**Short problem:** Retype the data exactly, from its first line to the line containing "Грипп и ОРВИ</text>", including both, and skip any picture.

:::

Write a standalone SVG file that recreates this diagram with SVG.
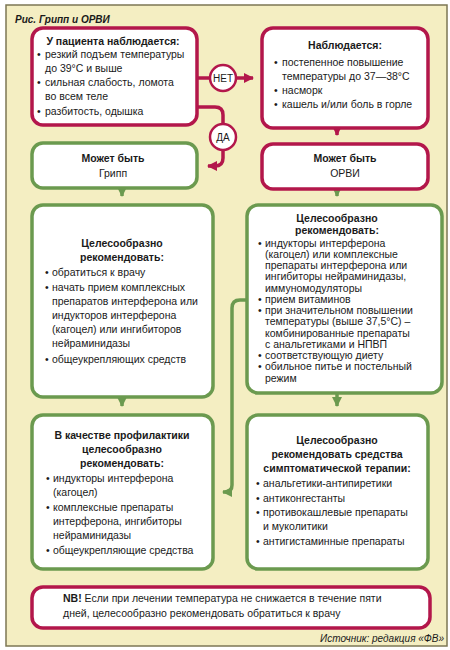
<svg xmlns="http://www.w3.org/2000/svg" width="450" height="650" viewBox="0 0 450 650">
<style>
text{font-family:"Liberation Sans",Arial,sans-serif;fill:#1a1a1a}
.t{font-size:10.5px}
.s{font-size:10.5px}
.b{font-weight:bold}
.c{text-anchor:middle}
.red{fill:#fff;stroke:#b3174b;stroke-width:3.5}
.grn{fill:#fff;stroke:#6b9a4f;stroke-width:3.5}
.lr{fill:none;stroke:#b3174b;stroke-width:3.5}
.lg{fill:none;stroke:#6b9a4f;stroke-width:3.5}
</style>
<defs>
<marker id="ar" markerUnits="userSpaceOnUse" markerWidth="12" markerHeight="12" refX="9" refY="6" orient="auto"><path d="M0,1 L10,6 L0,11 Z" fill="#b3174b"/></marker>
<marker id="ag" markerUnits="userSpaceOnUse" markerWidth="12" markerHeight="12" refX="9" refY="6" orient="auto"><path d="M0,1 L10,6 L0,11 Z" fill="#6b9a4f"/></marker>
</defs>
<rect x="0" y="0" width="450" height="650" fill="#fff"/>
<rect x="6" y="5" width="441" height="641" fill="#f4eec2" stroke="#7c7754" stroke-width="1.5"/>
<text x="15" y="23" font-size="10" font-weight="bold" font-style="italic">Рис. Грипп и ОРВИ</text>

<g id="connectors">
<path class="lr" d="M197,78 H253" marker-end="url(#ar)"/>
<path class="lr" d="M197,107 H215 Q223,107 223,115 V158 Q223,166 215,166 H208" marker-end="url(#ar)"/>
<path class="lr" d="M337,128 V135" marker-end="url(#ar)"/>
<path class="lg" d="M122,188 V196" marker-end="url(#ag)"/>
<path class="lg" d="M337,189 V196" marker-end="url(#ag)"/>
<path class="lg" d="M122,397 V406" marker-end="url(#ag)"/>
<path class="lg" d="M337,393 V406" marker-end="url(#ag)"/>
<path class="lg" d="M247,300 H240 Q232,300 232,308 V485 Q232,492 225,492 H223" marker-end="url(#ag)"/>
<g id="net"><circle cx="223" cy="78" r="13" fill="#fff" stroke="#b3174b" stroke-width="2.5"/><text x="223" y="82" class="c" font-size="10">НЕТ</text></g>
<g id="da"><circle cx="223" cy="137" r="13" fill="#fff" stroke="#b3174b" stroke-width="2.5"/><text x="223" y="141" class="c" font-size="10">ДА</text></g>
</g>

<g id="patient">
<rect class="red" x="32" y="28" width="165" height="97" rx="11"/>
<text x="113" y="45" class="t b c">У пациента наблюдается:</text>
<text class="t"><tspan x="37" y="58">•</tspan><tspan x="45" y="58">резкий подъем температуры</tspan><tspan x="45" y="72">до 39°С и выше</tspan><tspan x="37" y="86">•</tspan><tspan x="45" y="86">сильная слабость, ломота</tspan><tspan x="45" y="100">во всем теле</tspan><tspan x="37" y="115">•</tspan><tspan x="45" y="115">разбитость, одышка</tspan></text>
</g>

<g id="observed">
<rect class="red" x="262" y="28" width="166" height="100" rx="11"/>
<text x="345" y="49" class="t b c">Наблюдается:</text>
<text class="t"><tspan x="274" y="66">•</tspan><tspan x="282" y="66">постепенное повышение</tspan><tspan x="282" y="80">температуры до 37—38°С</tspan><tspan x="274" y="94">•</tspan><tspan x="282" y="94">насморк</tspan><tspan x="274" y="108">•</tspan><tspan x="282" y="108">кашель и/или боль в горле</tspan></text>
</g>

<g id="flu">
<rect class="grn" x="32" y="143" width="165" height="45" rx="11"/>
<text x="113" y="162" class="t b c">Может быть</text>
<text x="113" y="177" class="t c">Грипп</text>
</g>

<g id="orvi">
<rect class="red" x="262" y="144" width="166" height="45" rx="11"/>
<text x="345" y="162" class="t b c">Может быть</text>
<text x="345" y="177" class="t c">ОРВИ</text>
</g>

<g id="flu-rec">
<rect class="grn" x="32" y="205" width="181" height="192" rx="11"/>
<text x="122" y="247" class="t b c">Целесообразно</text>
<text x="122" y="261" class="t b c">рекомендовать:</text>
<text class="t"><tspan x="45" y="276">•</tspan><tspan x="52" y="276">обратиться к врачу</tspan><tspan x="45" y="291">•</tspan><tspan x="52" y="291">начать прием комплексных</tspan><tspan x="52" y="305">препаратов интерферона или</tspan><tspan x="52" y="319">индукторов интерферона</tspan><tspan x="52" y="333">(кагоцел) или  ингибиторов</tspan><tspan x="52" y="347">нейраминидазы</tspan><tspan x="45" y="363">•</tspan><tspan x="52" y="363">общеукрепляющих средств</tspan></text>
</g>

<g id="orvi-rec">
<rect class="grn" x="247" y="205" width="195" height="188" rx="11"/>
<text x="337" y="222" class="s b c">Целесообразно</text>
<text x="337" y="234" class="s b c">рекомендовать:</text>
<text class="s"><tspan x="258" y="246.5">•</tspan><tspan x="265" y="246.5">индукторы интерферона</tspan><tspan x="265" y="257.8">(кагоцел) или комплексные</tspan><tspan x="265" y="269">препараты интерферона или</tspan><tspan x="265" y="280.3">ингибиторы нейраминидазы,</tspan><tspan x="265" y="291.5">иммуномодуляторы</tspan><tspan x="258" y="302.8">•</tspan><tspan x="265" y="302.8">прием витаминов</tspan><tspan x="258" y="314">•</tspan><tspan x="265" y="314">при значительном повышении</tspan><tspan x="265" y="325.3">температуры (выше 37,5°С) –</tspan><tspan x="265" y="336.5">комбинированные препараты</tspan><tspan x="265" y="347.8">с анальгетиками и НПВП</tspan><tspan x="258" y="359">•</tspan><tspan x="265" y="359">соответствующую диету</tspan><tspan x="258" y="370.3">•</tspan><tspan x="265" y="370.3">обильное питье и постельный</tspan><tspan x="265" y="381.5">режим</tspan></text>
</g>

<g id="prophylaxis">
<rect class="grn" x="32" y="415" width="181" height="154" rx="11"/>
<text x="122" y="439" class="t b c">В качестве профилактики</text>
<text x="122" y="453" class="t b c">целесообразно</text>
<text x="122" y="467" class="t b c">рекомендовать:</text>
<text class="t"><tspan x="46" y="482">•</tspan><tspan x="53" y="482">индукторы интерферона</tspan><tspan x="53" y="496">(кагоцел)</tspan><tspan x="46" y="511">•</tspan><tspan x="53" y="511">комплексные препараты</tspan><tspan x="53" y="525">интерферона, ингибиторы</tspan><tspan x="53" y="539">нейраминидазы</tspan><tspan x="46" y="554">•</tspan><tspan x="53" y="554">общеукрепляющие средства</tspan></text>
</g>

<g id="symptomatic">
<rect class="grn" x="247" y="415" width="181" height="154" rx="11"/>
<text x="337" y="444" class="t b c">Целесообразно</text>
<text x="337" y="458" class="t b c">рекомендовать средства</text>
<text x="337" y="472" class="t b c">симптоматической терапии:</text>
<text class="t"><tspan x="256" y="487">•</tspan><tspan x="263" y="487">анальгетики-антипиретики</tspan><tspan x="256" y="502">•</tspan><tspan x="263" y="502">антиконгестанты</tspan><tspan x="256" y="516">•</tspan><tspan x="263" y="516">противокашлевые препараты</tspan><tspan x="263" y="530">и муколитики</tspan><tspan x="256" y="545">•</tspan><tspan x="263" y="545">антигистаминные препараты</tspan></text>
</g>

<g id="nb">
<rect class="red" x="32" y="587" width="398" height="41" rx="11"/>
<text class="t" x="63" y="602"><tspan font-weight="bold">NB!</tspan> Если при лечении температура не снижается в течение пяти</text>
<text class="t" x="63" y="617">дней, целесообразно рекомендовать обратиться к врачу</text>
</g>

<text x="444" y="642" font-size="10" font-style="italic" text-anchor="end">Источник: редакция «ФВ»</text>
</svg>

:::

**Response for this exercise:**
Write a standalone SVG file that recreates this diagram with SVG.
<svg xmlns="http://www.w3.org/2000/svg" width="450" height="650" viewBox="0 0 450 650">
<style>
text{font-family:"Liberation Sans",Arial,sans-serif;fill:#1a1a1a}
.t{font-size:10.5px}
.s{font-size:10.5px}
.b{font-weight:bold}
.c{text-anchor:middle}
.red{fill:#fff;stroke:#b3174b;stroke-width:3.5}
.grn{fill:#fff;stroke:#6b9a4f;stroke-width:3.5}
.lr{fill:none;stroke:#b3174b;stroke-width:3.5}
.lg{fill:none;stroke:#6b9a4f;stroke-width:3.5}
</style>
<defs>
<marker id="ar" markerUnits="userSpaceOnUse" markerWidth="12" markerHeight="12" refX="9" refY="6" orient="auto"><path d="M0,1 L10,6 L0,11 Z" fill="#b3174b"/></marker>
<marker id="ag" markerUnits="userSpaceOnUse" markerWidth="12" markerHeight="12" refX="9" refY="6" orient="auto"><path d="M0,1 L10,6 L0,11 Z" fill="#6b9a4f"/></marker>
</defs>
<rect x="0" y="0" width="450" height="650" fill="#fff"/>
<rect x="6" y="5" width="441" height="641" fill="#f4eec2" stroke="#7c7754" stroke-width="1.5"/>
<text x="15" y="23" font-size="10" font-weight="bold" font-style="italic">Рис. Грипп и ОРВИ</text>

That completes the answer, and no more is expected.